Я же эту пьесу тайно передал американскому режиссеру, за что мне впоследствии здесь попало. «Кафка» был поставлен в нью-йоркском театре «Ла мама», одном из лучших авангардных театров мира. И вновь случился настоящий успех. В Америке, между прочим, в отличие от России, слово «критика» является приговором спектаклю. А все рецензии на «Кафку» демонстрировали удивительную тонкость и мощь интеллектуального восприятия американской критики. Так понять, так распознать, что же я хотел сказать в этой пьесе, могли только очень высоколобые и высококультурные люди, нежно относящиеся к театру и художнику. С моей точки зрения, это были настоящие шедевры критики. Наверное, это сыграло свою роль. Спектакль игрался ежедневно в течение пяти недель. К сожалению, и его я в свое время не смог увидеть. Сейчас ругаю себя: надо было все бросить и съездить посмотреть. А когда прошло несколько лет, то, представьте себе, в театре «Ла мама» эту пьесу поставили вторично. А это для американцев является главным критерием настоящего успеха.
– Но все-таки, мне кажется, наше сегодняшнее российское искусство больше интересует русскоязычную публику, бывших соотечественников. Как вы считаете, они получают адекватное представление о нем?

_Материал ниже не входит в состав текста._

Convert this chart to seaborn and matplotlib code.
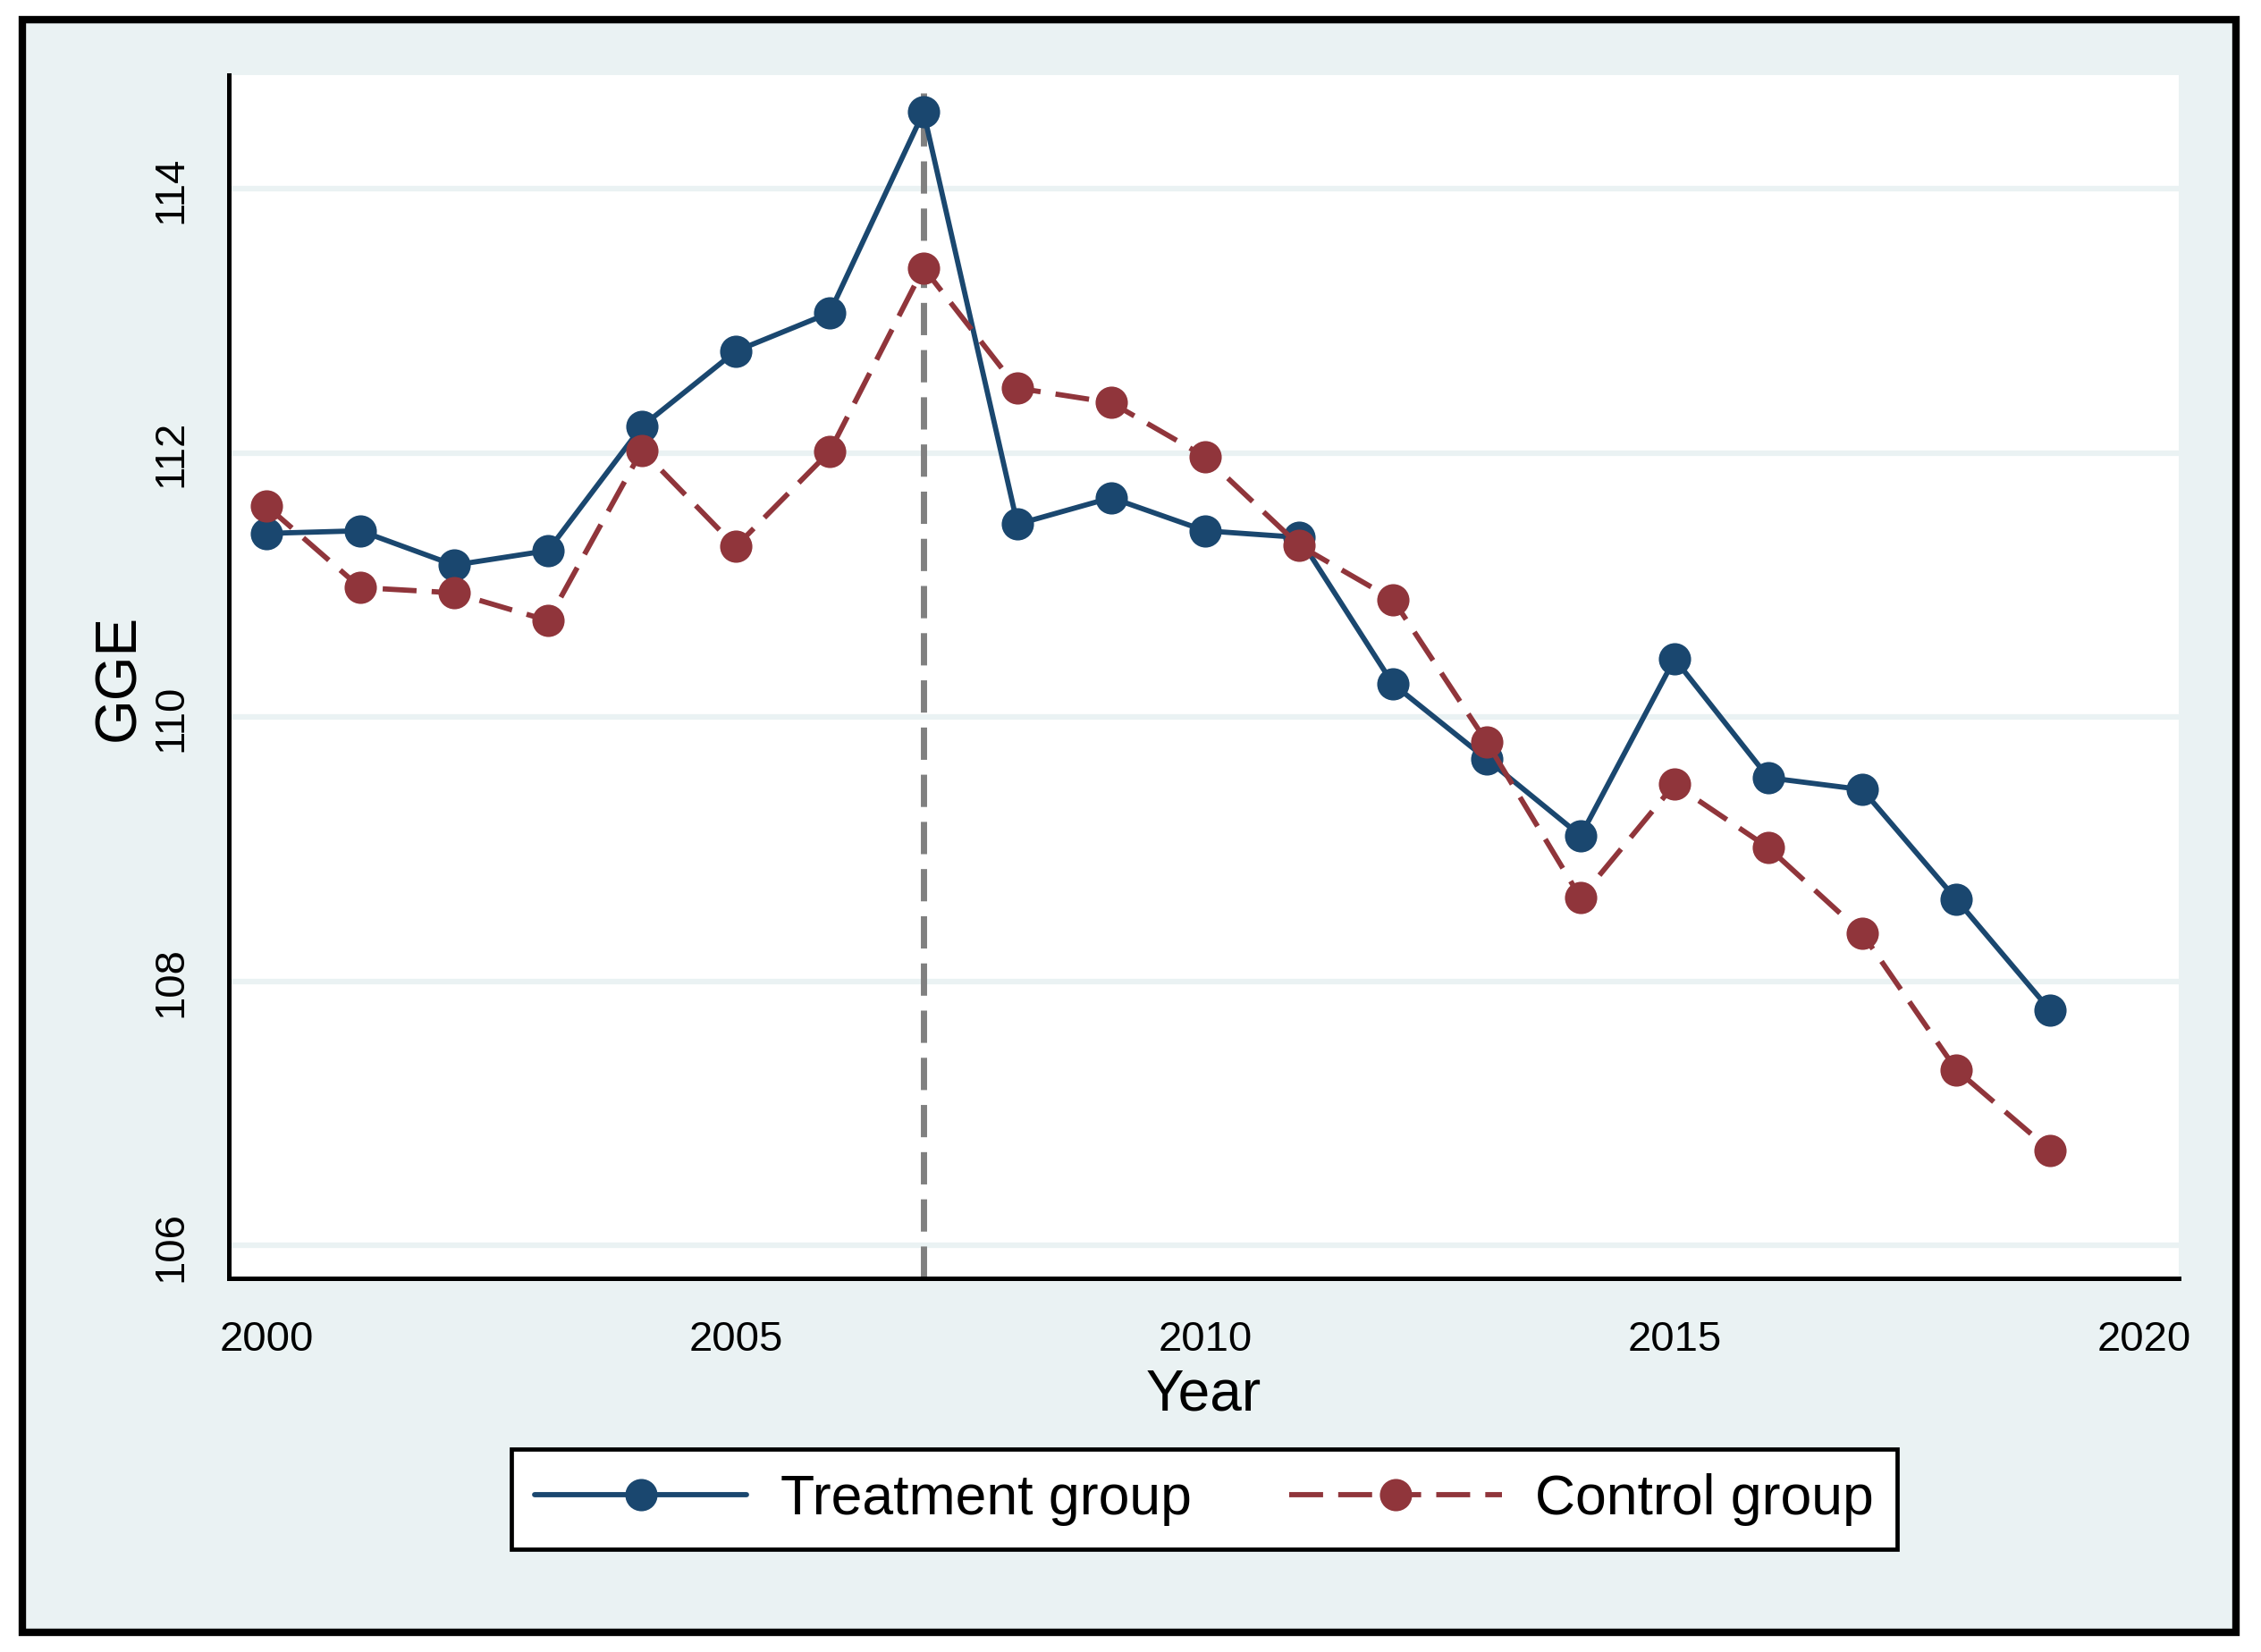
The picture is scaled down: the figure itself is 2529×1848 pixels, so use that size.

– Честно говоря, сегодня в Америку ездят кто ни попадя. Очень большая неразбериха. Не мне критиковать людей, которые нас приглашают. Но они рассматривают свою деятельность прежде всего как бизнес. Это зритель ходит на спектакль, чтобы получить удовольствие. Конечно, на Брайтоне царит потребность в развлекаловке. И потому туда едут те, кто чаще мелькает по телевизору. Зритель там чуткий, умный, живой, реагирующий. Но его вкус сегодня волей-неволей попран тем, что туда привозят несколько односторонние вещи. Вкусовые. Все тот же проклятый «ящик» многое диктует. Поэтому, конечно, активнее пойдут на «звезд», чем на искусство, как таковое. Потом, ведь очень разные там эмигрантские слои. Представьте себе, например, семью, приехавшую из какого-нибудь украинского местечка – и вот, пожалуйста, в Нью-Йорке они могут «живьем» увидеть Пугачеву с Киркоровым. Да в том местечке этого не было бы никогда в жизни. И, естественно, они получают и удовольствие, и некое моральное удовлетворение. Подобный спрос диктует рынок.
И у меня часто спрашивают: нет ли у вас в театре спектакля на двух-трех человек, желательно со «звездой», чтобы она собрала зал? Не потому, что продюсеры так любят эту предполагаемую «звезду». Просто они уверены? что на нее пойдут, затраты окупятся и принесут прибыль. Обсуждая гастроли театра «У Никитских ворот», мне часто говорят: вот на самого Розовского пойдут, потому что вас знают. И в то же время просят: ну привезите то, что вы сами считаете самым лучшим. Я отвечаю: тогда привезем Чехова. И тут же слышу: ой, только не это. Почему? Потому что, оказывается, сюда уже привозили какой-то чеховский спектакль, и он публике не понравился. Получается, «на меня» пойдут, а на один из лучших моих спектаклей, «Дядя Ваня», - нет. Это в понятия рынка не укладывается. Вот в чем противоречие этих театральных «вылазок».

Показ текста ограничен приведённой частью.